Once the war was over, Hamburger noticed the clarity of her work; he invited her to St Louis to continue her experiments, and there she stayed, on and off, until her retirement in 1979 (though she never really retired, snapping that it led to decay of the brain). It was in St Louis that she joined a biochemist, Stanley Cohen, to prove the existence of nerve-growth factor (NGF), finally silencing her critics with the publication in 1971 of the elusive protein’s structure. Eventually, in 1986, she and Cohen shared the Nobel for their discoveries. She later showed that NGF is important in the immune system, launching a line of research that has since grown exponentially.
From 1962 she began to divide her time between St Louis and Rome (too much missed) where she set up a laboratory. In both places, she worked ferociously. Five hours of sleep a night was quite enough. One meal a day, at lunchtime—soup, an orange—suited her fine. Work kept her going. Her roller-coaster life had given her a high sense of drama, and she could tell a good story—too good, sometimes, for the plain-words world of science. When one neuroscientist toned down her description of their findings in a joint paper, she accused him of turning her beautiful prose into boiled spinach. He called her a cross between Marie Curie and Maria Callas.

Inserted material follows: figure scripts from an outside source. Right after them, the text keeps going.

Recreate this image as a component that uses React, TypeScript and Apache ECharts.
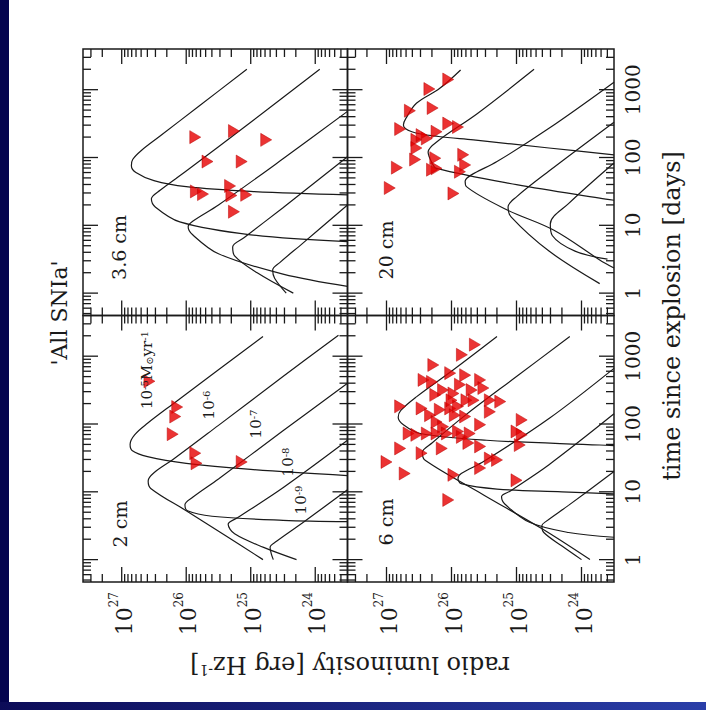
import React, { useEffect, useRef } from 'react';
import * as echarts from 'echarts';

// ---------- axis extents (log10 units) ----------
const LUM_EXP_RANGE = [23.5, 27.6];
const TIME_EXP_RANGE = [-0.33, 3.6];
const LUM_TICK_EXPONENTS = [24, 25, 26, 27];
const TIME_TICK_LABELS = ['1', '10', '100', '1000'];
const MINOR_STEPS = [2, 3, 4, 5, 6, 7, 8, 9];

const PANEL_LABELS = ['3.6 cm', '20 cm', '2 cm', '6 cm'];
const MDOT_EXPONENTS = ['-5', '-6', '-7', '-8', '-9'];

// ---------- model light curves: [log10 L, log10 t] ----------
const CURVES_3_6CM = [
  [[25.06, 3.30], [25.8, 2.76], [26.4, 2.32], [26.7, 2.10], [26.83, 1.97], [26.85, 1.88], [26.78, 1.78], [26.5, 1.66], [26.0, 1.57], [25.0, 1.50], [23.5, 1.45]],
  [[23.93, 3.30], [25.0, 2.52], [26.0, 1.80], [26.4, 1.52], [26.54, 1.39], [26.48, 1.27], [26.1, 1.05], [25.0, 0.86], [23.5, 0.76]],
  [[23.5, 2.68], [24.5, 1.98], [25.5, 1.30], [25.9, 1.06], [25.97, 0.98], [25.9, 0.86], [25.5, 0.58], [24.5, 0.28], [23.5, 0.10]],
  [[23.5, 2.01], [24.5, 1.26], [25.1, 0.82], [25.28, 0.68], [25.25, 0.55], [24.9, 0.30], [24.34, 0.0]],
  [[23.5, 1.30], [24.2, 0.73], [24.55, 0.45], [24.66, 0.34], [24.63, 0.22], [24.45, 0.0]],
];
const CURVES_20CM = [
  [[25.86, 3.29], [26.18, 3.02], [26.54, 2.80], [26.70, 2.58], [26.74, 2.48], [26.61, 2.38], [26.2, 2.31], [25.66, 2.26], [24.5, 2.14], [23.5, 2.04]],
  [[24.73, 3.30], [25.6, 2.65], [26.2, 2.25], [26.36, 2.08], [26.3, 1.92], [26.23, 1.84], [25.0, 1.60], [23.72, 1.40], [23.5, 1.37]],
  [[23.5, 3.11], [24.5, 2.43], [25.3, 1.94], [25.7, 1.74], [25.79, 1.65], [25.77, 1.57], [25.15, 1.23], [24.43, 0.93], [23.72, 0.49], [23.5, 0.37]],
  [[23.5, 2.52], [24.5, 1.80], [25.0, 1.42], [25.13, 1.27], [25.08, 1.12], [24.5, 0.62], [23.72, 0.14]],
  [[23.5, 1.92], [24.2, 1.32], [24.48, 1.02], [24.45, 0.85], [24.1, 0.62], [23.6, 0.50]],
];
const CURVES_2CM = [
  [[24.81, 3.29], [25.5, 2.80], [26.2, 2.30], [26.6, 2.01], [26.8, 1.84], [26.87, 1.70], [26.84, 1.61], [26.6, 1.52], [26.0, 1.42], [25.0, 1.33], [23.5, 1.24]],
  [[23.64, 3.31], [24.5, 2.70], [25.5, 1.98], [26.2, 1.48], [26.5, 1.28], [26.59, 1.16], [26.55, 1.05], [26.0, 0.72], [25.4, 0.36], [24.81, 0.0]],
  [[23.5, 2.60], [24.5, 1.90], [25.5, 1.19], [25.9, 0.92], [26.02, 0.81], [25.98, 0.72], [25.6, 0.64], [24.5, 0.58], [23.5, 0.56]],
  [[23.5, 1.76], [24.5, 1.06], [25.2, 0.62], [25.35, 0.52], [25.25, 0.38], [24.8, 0.18], [24.29, 0.0]],
  [[23.5, 1.03], [24.2, 0.54], [24.6, 0.27], [24.70, 0.18], [24.68, 0.08], [24.65, 0.0]],
];
const CURVES_6CM = [
  [[25.30, 3.29], [25.97, 2.80], [26.54, 2.40], [26.78, 2.20], [26.82, 2.10], [26.74, 1.99], [26.48, 1.86], [25.46, 1.76], [23.72, 1.69], [23.5, 1.68]],
  [[24.18, 3.29], [25.0, 2.70], [25.8, 2.12], [26.3, 1.72], [26.45, 1.58], [26.4, 1.46], [25.5, 0.95], [24.6, 0.45], [23.87, 0.0]],
  [[23.5, 2.82], [24.5, 2.08], [25.5, 1.45], [25.85, 1.27], [25.90, 1.20], [25.85, 1.12], [25.3, 1.04], [24.3, 1.0], [23.5, 0.97]],
  [[23.5, 2.15], [24.5, 1.40], [25.1, 1.01], [25.23, 0.93], [25.18, 0.82], [24.8, 0.55], [24.2, 0.40], [23.5, 0.33]],
  [[23.5, 1.30], [24.2, 0.80], [24.55, 0.56], [24.61, 0.50], [24.58, 0.40], [24.3, 0.2], [24.0, 0.0]],
];

// ---------- upper limits: [log10 L, log10 t] ----------
const LIMITS_3_6CM = [
  [25.86, 2.30], [25.26, 2.39], [24.76, 2.26], [25.67, 1.94], [25.14, 1.94], [25.85, 1.50],
  [25.74, 1.46], [25.32, 1.58], [25.30, 1.44], [25.07, 1.45], [25.26, 1.20],
];
const LIMITS_20CM = [
  [26.05, 3.15], [26.34, 3.01], [26.64, 2.69], [26.29, 2.73], [26.79, 2.42], [26.05, 2.50],
  [25.90, 2.45], [26.54, 2.26], [26.38, 2.28], [26.23, 2.38], [26.54, 2.14], [26.56, 1.97],
  [26.84, 1.85], [26.95, 1.55], [26.25, 1.99], [26.23, 1.84], [26.30, 1.82], [25.82, 2.04],
  [25.79, 1.89], [25.87, 1.79], [25.97, 1.47], [26.46, 2.33],
];
const LIMITS_2CM = [
  [26.57, 2.63], [26.14, 2.25], [26.17, 2.11], [26.21, 1.85], [25.86, 1.57], [25.84, 1.42], [25.14, 1.44],
];
const LIMITS_6CM = [
  [25.64, 3.17], [25.84, 3.02], [26.28, 2.87], [26.02, 2.75], [25.79, 2.72], [26.43, 2.65],
  [26.30, 2.62], [25.56, 2.65], [25.87, 2.58], [26.25, 2.43], [26.13, 2.50], [25.97, 2.45],
  [25.69, 2.50], [25.51, 2.53], [26.79, 2.26], [26.46, 2.23], [26.02, 2.23], [25.90, 2.26],
  [25.77, 2.35], [25.66, 2.35], [25.41, 2.35], [25.25, 2.33], [25.41, 2.18], [26.33, 2.13],
  [26.23, 2.03], [25.95, 2.13], [25.79, 2.11], [26.13, 1.96], [25.56, 1.99], [26.66, 1.86],
  [26.54, 1.84], [26.38, 1.86], [26.23, 1.86], [26.07, 1.86], [25.90, 1.89], [25.84, 1.81],
  [25.72, 1.86], [24.92, 2.06], [25.00, 1.89], [24.92, 1.84], [24.95, 1.69], [26.79, 1.64],
  [26.46, 1.57], [26.15, 1.64], [25.74, 1.72], [25.56, 1.67], [25.41, 1.49], [25.30, 1.47],
  [27.00, 1.44], [26.72, 1.27], [25.97, 1.25], [25.56, 1.35], [25.00, 1.17], [26.05, 0.88],
  [26.00, 2.35], [26.18, 2.21],
];

const PANEL_CURVES = [CURVES_3_6CM, CURVES_20CM, CURVES_2CM, CURVES_6CM];
const PANEL_LIMITS = [LIMITS_3_6CM, LIMITS_20CM, LIMITS_2CM, LIMITS_6CM];

const FONT = '"DejaVu Serif", "Liberation Serif", serif';
const INK = '#1a1a1a';

const GRIDS = [
  { left: 83, top: 49, width: 264.5, height: 266.5 },
  { left: 347.5, top: 49, width: 266.5, height: 266.5 },
  { left: 83, top: 315.5, width: 264.5, height: 266.5 },
  { left: 347.5, top: 315.5, width: 266.5, height: 266.5 },
];

const pow10 = (e: number) => Math.pow(10, e);
const LMIN = pow10(LUM_EXP_RANGE[0]);
const LMAX = pow10(LUM_EXP_RANGE[1]);
const TMIN = pow10(TIME_EXP_RANGE[0]);
const TMAX = pow10(TIME_EXP_RANGE[1]);

function buildTicks() {
  const items: number[][] = [];
  for (let d = Math.floor(LUM_EXP_RANGE[0]); d <= Math.ceil(LUM_EXP_RANGE[1]); d++) {
    [1, ...MINOR_STEPS].forEach((m) => {
      const e = Math.log10(m) + d;
      if (e > LUM_EXP_RANGE[0] + 0.01 && e < LUM_EXP_RANGE[1] - 0.01) {
        items.push([m * pow10(d), 10, m === 1 && LUM_TICK_EXPONENTS.includes(d) ? 0 : 1]);
      }
    });
  }
  for (let d = Math.floor(TIME_EXP_RANGE[0]); d <= Math.ceil(TIME_EXP_RANGE[1]); d++) {
    [1, ...MINOR_STEPS].forEach((m) => {
      const e = Math.log10(m) + d;
      if (e > TIME_EXP_RANGE[0] + 0.01 && e < TIME_EXP_RANGE[1] - 0.01) {
        items.push([1e25, m * pow10(d), m === 1 && TIME_TICK_LABELS.includes(String(Math.round(m * pow10(d)))) ? 2 : 3]);
      }
    });
  }
  return items;
}

function lumLabel(v: number) {
  const e = Math.log10(v);
  const r = Math.round(e);
  if (Math.abs(e - r) > 0.01 || !LUM_TICK_EXPONENTS.includes(r)) return '';
  return '{b|10}{s|' + r + '}';
}
function timeLabel(v: number) {
  const e = Math.log10(v);
  const r = Math.round(e);
  if (Math.abs(e - r) > 0.01) return '';
  const s = String(Math.round(v));
  return TIME_TICK_LABELS.includes(s) ? s : '';
}

export default function App() {
  const ref = useRef<HTMLDivElement>(null);
  useEffect(() => {
    if (!ref.current) return;
    const chart = echarts.init(ref.current, null, { renderer: 'svg' });
    const tickData = buildTicks();
    const xAxis: any[] = [];
    const yAxis: any[] = [];
    const series: any[] = [];
    GRIDS.forEach((_, i) => {
      xAxis.push({
        type: 'log', logBase: 10, gridIndex: i, min: LMIN, max: LMAX, inverse: true,
        axisLine: { show: false }, axisTick: { show: false }, splitLine: { show: false },
        axisLabel: {
          show: i >= 2, rotate: 90, margin: 10, formatter: lumLabel,
          rich: {
            b: { fontFamily: FONT, fontSize: 22, color: INK, lineHeight: 27, verticalAlign: 'bottom' },
            s: { fontFamily: FONT, fontSize: 12, color: INK, lineHeight: 13, verticalAlign: 'top' },
          },
        },
      });
      yAxis.push({
        type: 'log', logBase: 10, gridIndex: i, min: TMIN, max: TMAX,
        position: i % 2 === 1 ? 'right' : 'left',
        axisLine: { show: false }, axisTick: { show: false }, splitLine: { show: false },
        axisLabel: {
          show: i % 2 === 1, rotate: 90, margin: 9, formatter: timeLabel,
          fontFamily: FONT, fontSize: 20, color: INK,
        },
      });
      series.push({
        type: 'custom', xAxisIndex: i, yAxisIndex: i, data: tickData, silent: true, z: 5,
        renderItem: (_p: any, api: any) => {
          const kind = api.value(2);
          const len = kind === 0 || kind === 2 ? 15 : 8;
          const style = { stroke: INK, lineWidth: 1.3 };
          if (kind < 2) {
            const L = api.value(0);
            const a = api.coord([L, TMAX]);
            const b = api.coord([L, TMIN]);
            return {
              type: 'group', children: [
                { type: 'line', shape: { x1: a[0], y1: a[1], x2: a[0], y2: a[1] + len }, style },
                { type: 'line', shape: { x1: b[0], y1: b[1], x2: b[0], y2: b[1] - len }, style },
              ],
            };
          }
          const t = api.value(1);
          const a = api.coord([LMAX, t]);
          const b = api.coord([LMIN, t]);
          return {
            type: 'group', children: [
              { type: 'line', shape: { x1: a[0], y1: a[1], x2: a[0] + len, y2: a[1] }, style },
              { type: 'line', shape: { x1: b[0], y1: b[1], x2: b[0] - len, y2: b[1] }, style },
            ],
          };
        },
      });
      PANEL_CURVES[i].forEach((c) => {
        series.push({
          type: 'line', xAxisIndex: i, yAxisIndex: i, showSymbol: false, symbol: 'none',
          smooth: 0.35, silent: true, z: 3,
          lineStyle: { color: INK, width: 1.2 },
          data: c.map(([l, t]) => [pow10(l), pow10(t)]),
        });
      });
      series.push({
        type: 'scatter', xAxisIndex: i, yAxisIndex: i, z: 4,
        symbol: 'path://M0,0L10,6L0,12Z', symbolSize: [11, 13],
        itemStyle: { color: '#e60000', borderColor: '#b80000', borderWidth: 0.6 },
        data: PANEL_LIMITS[i].map(([l, t]) => [pow10(l), pow10(t)]),
      });
    });

    const rot = Math.PI / 2;
    const txt = (x: number, y: number, text: string, size: number, rotation: number, rich?: any) => ({
      type: 'text', x, y, rotation, z: 10,
      style: { text, font: `${size}px ${FONT}`, fill: INK, align: 'center', verticalAlign: 'middle', rich },
    });
    const supRich = (size: number) => ({
      s: { fontFamily: FONT, fontSize: size, fill: INK, color: INK, verticalAlign: 'top', lineHeight: size + 1 },
      u: { fontFamily: FONT, fontSize: size, fill: INK, color: INK, verticalAlign: 'bottom', lineHeight: size + 1 },
    });

    const panelPos = [[118.5, 247.5], [385.5, 250], [119.5, 524], [385.5, 522]];
    const mdotPos = [[147, 370], [209, 405], [256, 424], [288, 462], [301, 500]];

    chart.setOption({
      animation: false,
      backgroundColor: '#ffffff',
      grid: GRIDS.map((g) => ({ ...g, show: true, borderColor: INK, borderWidth: 1.5, backgroundColor: 'transparent' })),
      xAxis, yAxis, series,
      graphic: [
        { type: 'rect', shape: { x: 0, y: 0, width: 9, height: 710 }, style: { fill: '#04044e' }, z: 1 },
        {
          type: 'rect', shape: { x: 0, y: 702, width: 706, height: 8 }, z: 1,
          style: { fill: new echarts.graphic.LinearGradient(0, 0, 1, 0, [{ offset: 0, color: '#0c0c58' }, { offset: 1, color: '#2a3ea8' }]) },
        },
        txt(59, 313, "'All SNIa'", 22, rot),
        txt(672, 316, 'time since explosion [days]', 24, rot),
        txt(350, 665, 'radio luminosity [erg Hz{s|-1}]', 24, Math.PI, supRich(14)),
        ...PANEL_LABELS.map((p, i) => txt(panelPos[i][0], panelPos[i][1], p, 19, rot)),
        ...MDOT_EXPONENTS.map((e, i) =>
          txt(mdotPos[i][0], mdotPos[i][1], i === 0 ? '10{s|' + e + '}M{u|⊙}yr{s|-1}' : '10{s|' + e + '}', 15, rot, supRich(10))),
      ],
    });
    return () => chart.dispose();
  }, []);
  return <div ref={ref} style={{ position: 'absolute', left: 0, top: 0, width: 706, height: 710 }} />;
}
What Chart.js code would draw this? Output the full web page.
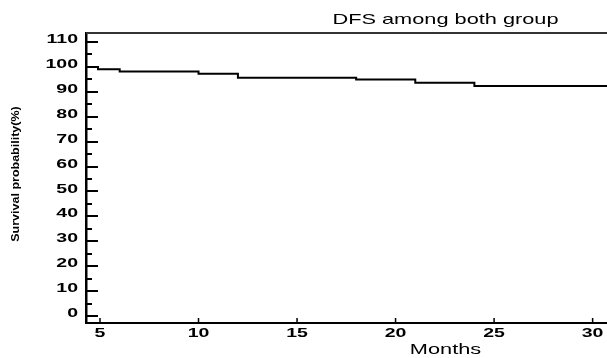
<!DOCTYPE html>
<html>
<head>
<meta charset="utf-8">
<script src="https://cdn.jsdelivr.net/npm/chart.js@4"></script>
<style>
    html, body { margin: 0; padding: 0; background: #fff; }
    #wrap { width: 607px; height: 358px; position: relative; }
</style>
</head>
<body>
<div id="wrap"><canvas id="dfs-chart"></canvas></div>
<script>
// Kaplan-Meier style DFS curve
const months = [0, 4.9, 6, 10, 12, 18, 21, 24, 31];
const survival = [100, 99.1, 98.1, 97.2, 95.6, 94.9, 93.6, 92.3, 92.3];

const xTickValues = [5, 10, 15, 20, 25, 30];
const yTickLabels = ["0", "10", "20", "30", "40", "50", "60", "70", "80", "90", "100", "110"];

const chartTitle = "DFS among both group";
const xTitle = "Months";
const yTitle = "Survival probability(%)";

const FONT = "'Liberation Sans', Arial, sans-serif";

// text in the original is stretched sideways, draw it that way
function stretchedText(ctx, text, x, y, font, sx, align, rotate) {
    ctx.save();
    ctx.font = font + " " + FONT;
    ctx.fillStyle = "#000";
    ctx.textAlign = align;
    ctx.textBaseline = "middle";
    ctx.translate(x, y);
    if (rotate) ctx.rotate(rotate);
    ctx.scale(sx, 1);
    ctx.fillText(text, 0, 0);
    ctx.restore();
}

const axisDecor = {
    id: "axisDecor",
    afterDatasetsDraw(chart) {
        const ctx = chart.ctx;
        const area = chart.chartArea;
        const xs = chart.scales.x;
        const ys = chart.scales.y;

        // top frame line
        ctx.save();
        ctx.strokeStyle = "#333";
        ctx.lineWidth = 2;
        ctx.beginPath();
        ctx.moveTo(area.left, area.top);
        ctx.lineTo(area.right, area.top);
        ctx.stroke();

        // y ticks pointing inward, longer on the labelled ones
        ctx.strokeStyle = "#000";
        ctx.lineWidth = 2;
        ys.ticks.forEach((t) => {
            const py = Math.round(ys.getPixelForValue(t.value));
            const len = t.value % 10 === 0 ? 12 : 6;
            ctx.beginPath();
            ctx.moveTo(area.left, py);
            ctx.lineTo(area.left + len, py);
            ctx.stroke();
        });

        // x ticks pointing up
        ctx.lineWidth = 1.5;
        xs.ticks.forEach((t) => {
            const px = xs.getPixelForValue(t.value);
            ctx.beginPath();
            ctx.moveTo(px, area.bottom);
            ctx.lineTo(px, area.bottom - 5);
            ctx.stroke();
        });
        ctx.restore();

        // tick labels
        ys.ticks.forEach((t) => {
            if (t.value % 10 !== 0) return;
            const label = String(t.value);
            if (!yTickLabels.includes(label)) return;
            stretchedText(ctx, label, area.left - 8, ys.getPixelForValue(t.value) - 2.5, "bold 13px", 1.5, "right");
        });
        xs.ticks.forEach((t) => {
            if (!xTickValues.includes(t.value)) return;
            stretchedText(ctx, String(t.value), xs.getPixelForValue(t.value), area.bottom + 10, "bold 13px", 1.5, "center");
        });

        // titles
        const cx = area.left + (area.right - area.left) * 0.69;
        stretchedText(ctx, chartTitle, cx, 20, "15px", 1.45, "center");
        stretchedText(ctx, xTitle, cx, 350, "15px", 1.45, "center");
        stretchedText(ctx, yTitle, 16, 174, "bold 10px", 1.25, "center", -Math.PI / 2);
    },
};

const dfsChartConfig = {
    type: "line",
    data: {
        datasets: [
            {
                label: chartTitle,
                data: months.map((m, i) => ({ x: m, y: survival[i] })),
                borderColor: "#000",
                borderWidth: 2,
                pointRadius: 0,
                stepped: true,
                fill: false,
            },
        ],
    },
    options: {
        responsive: true,
        maintainAspectRatio: false,
        animation: false,
        layout: { padding: { top: 33, left: 0, right: 0, bottom: 0 } },
        plugins: {
            legend: { display: false },
            tooltip: { enabled: false },
            title: { display: false },
        },
        scales: {
            x: {
                type: "linear",
                min: 4.29,
                max: 30.73,
                ticks: { stepSize: 5, includeBounds: false, display: false },
                grid: { display: true, drawOnChartArea: false, drawTicks: false },
                border: { display: true, color: "#000", width: 2 },
                afterFit: (scale) => { scale.height = 35; },
            },
            y: {
                min: -2.8,
                max: 113.6,
                ticks: { stepSize: 5, includeBounds: false, display: false },
                grid: { display: true, drawOnChartArea: false, drawTicks: false },
                border: { display: true, color: "#000", width: 2.5 },
                afterFit: (scale) => { scale.width = 86; },
            },
        },
    },
    plugins: [axisDecor],
};

new Chart(document.getElementById("dfs-chart"), dfsChartConfig);
</script>
</body>
</html>
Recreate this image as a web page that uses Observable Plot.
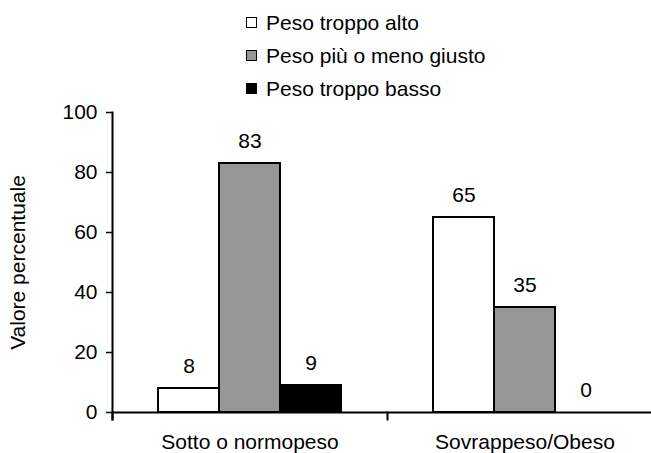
<!DOCTYPE html>
<html><head><meta charset="utf-8">
<script src="https://cdn.jsdelivr.net/npm/d3@7"></script>
<script src="https://cdn.jsdelivr.net/npm/@observablehq/plot@0.6"></script>
<style>
body{margin:0;background:#fff;font-family:"Liberation Sans",Arial,sans-serif;}
#wrap{position:relative;width:651px;height:453px;overflow:hidden;}
#legend{position:absolute;left:246px;top:6px;font-size:21px;color:#000;}
.row{display:flex;align-items:center;height:33px;}
.sw{width:9px;height:9px;border:1.5px solid #000;margin-right:9px;box-sizing:content-box;}
</style></head><body><div id="wrap"><div id="legend"></div></div>
<script>
const categories = ["Sotto o normopeso", "Sovrappeso/Obeso"];
const series = ["Peso troppo alto", "Peso più o meno giusto", "Peso troppo basso"];
const seriesColors = ["#ffffff", "#969696", "#000000"];
const sottoValues = [8, 83, 9];
const sovraValues = [65, 35, 0];
const yTicks = [0, 20, 40, 60, 80, 100];
const yLabel = "Valore percentuale";

const valuesByCategory = [sottoValues, sovraValues];
const data = categories.flatMap((c, ci) => series.map((s, si) => ({category: c, series: s, value: valuesByCategory[ci][si]})));

const font = '"Liberation Sans", Arial, sans-serif';
const chart = Plot.plot({
  width: 651, height: 453,
  marginTop: 112, marginBottom: 41, marginLeft: 112, marginRight: -11,
  style: {fontFamily: font, fontSize: "21px", background: "transparent", overflow: "visible", color: "#000"},
  fx: {domain: categories, padding: 0, label: null},
  x: {domain: series, paddingInner: 0, paddingOuter: 0.743, axis: null},
  y: {domain: [0, 100], axis: null},
  color: {domain: series, range: seriesColors},
  marks: [
    Plot.barY(data, {fx: "category", x: "series", y: "value", fill: "series", stroke: "#000", strokeWidth: 2}),
    Plot.text(data, {fx: "category", x: "series", y: "value", text: d => String(d.value), dy: -22, fontSize: 21, fill: "#000"}),
    Plot.ruleY([0], {stroke: "#000", strokeWidth: 2}),
    Plot.frame({anchor: "left", facetAnchor: "left", insetBottom: -7, stroke: "#000", strokeWidth: 2}),
    Plot.frame({anchor: "left", insetTop: 300, insetBottom: -7, stroke: "#000", strokeWidth: 2}),
    Plot.axisY(yTicks, {anchor: "left", tickSize: 6, tickPadding: 9, strokeWidth: 1.5, fontSize: 21, label: yLabel, labelAnchor: "center", labelOffset: 102, labelArrow: "none"}),
    Plot.axisFx({anchor: "bottom", tickSize: 0, tickPadding: 22, fontSize: 21, label: null})
  ]
});
document.getElementById("wrap").appendChild(chart);

const legend = document.getElementById("legend");
series.forEach((s, i) => {
  const row = document.createElement("div");
  row.className = "row";
  const sw = document.createElement("span");
  sw.className = "sw";
  sw.style.background = seriesColors[i];
  const t = document.createElement("span");
  t.textContent = s;
  row.appendChild(sw); row.appendChild(t);
  legend.appendChild(row);
});
</script>
</body></html>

With a mother and twin sister who were both painters, she, too, often thought like an artist. She made intuitive, imaginative leaps which she then tested by experiment, rather than edging towards the truth in pigeon steps. Many of her papers she illustrated herself (delighting to draw the haloes of nerve fibres growing out in orderly confidence from the ganglia of chicks); she made her own clothes and designed her own jewellery. Tiny and bird-like, with a beautiful coif of white or rinsed hair in old age, she wore high heels with her lab coat, and wielded her minute spatulas with exquisitely manicured hands.
An ardent champion of scientific training for women (she set up a foundation for it), she never married or had children. It was a girlhood decision she never regretted; she simply refused to play second fiddle, as her mother had. Nor did she care to stop. Long after her “retirement”, la professoressa continued to work tirelessly on science and, after becoming a senator for life in 2001, in politics. She actively supported the centre-left governments of Romano Prodi and enjoyed hobbling those of Silvio Berlusconi, especially when they proposed laws unhelpful to research. Despite her own artistic bent, she lamented that human beings in the modern age were too much led by the “archaic”, emotional right hemisphere of their brains.
One of her great wishes was to bequeath to Italy a world-class institute for scientific research. She did so in 2002, when the European Brain Research Institute (EBRI) was launched in Rome. EBRI later suffered from lack of money, and she was accused of acting like an autocrat over it; but she was swiftly forgiven, in Italy at least. Her 100th birthday party was held in 2009 in Rome’s city hall, where—elegant as ever in a dark blue suit—the “Lady of the Cells” toasted herself in sparkling wine, took a crumb of the hazelnut and chocolate cake, and, with an arch of a perfect eyebrow, declared her brain in better shape than it had been when she was 20.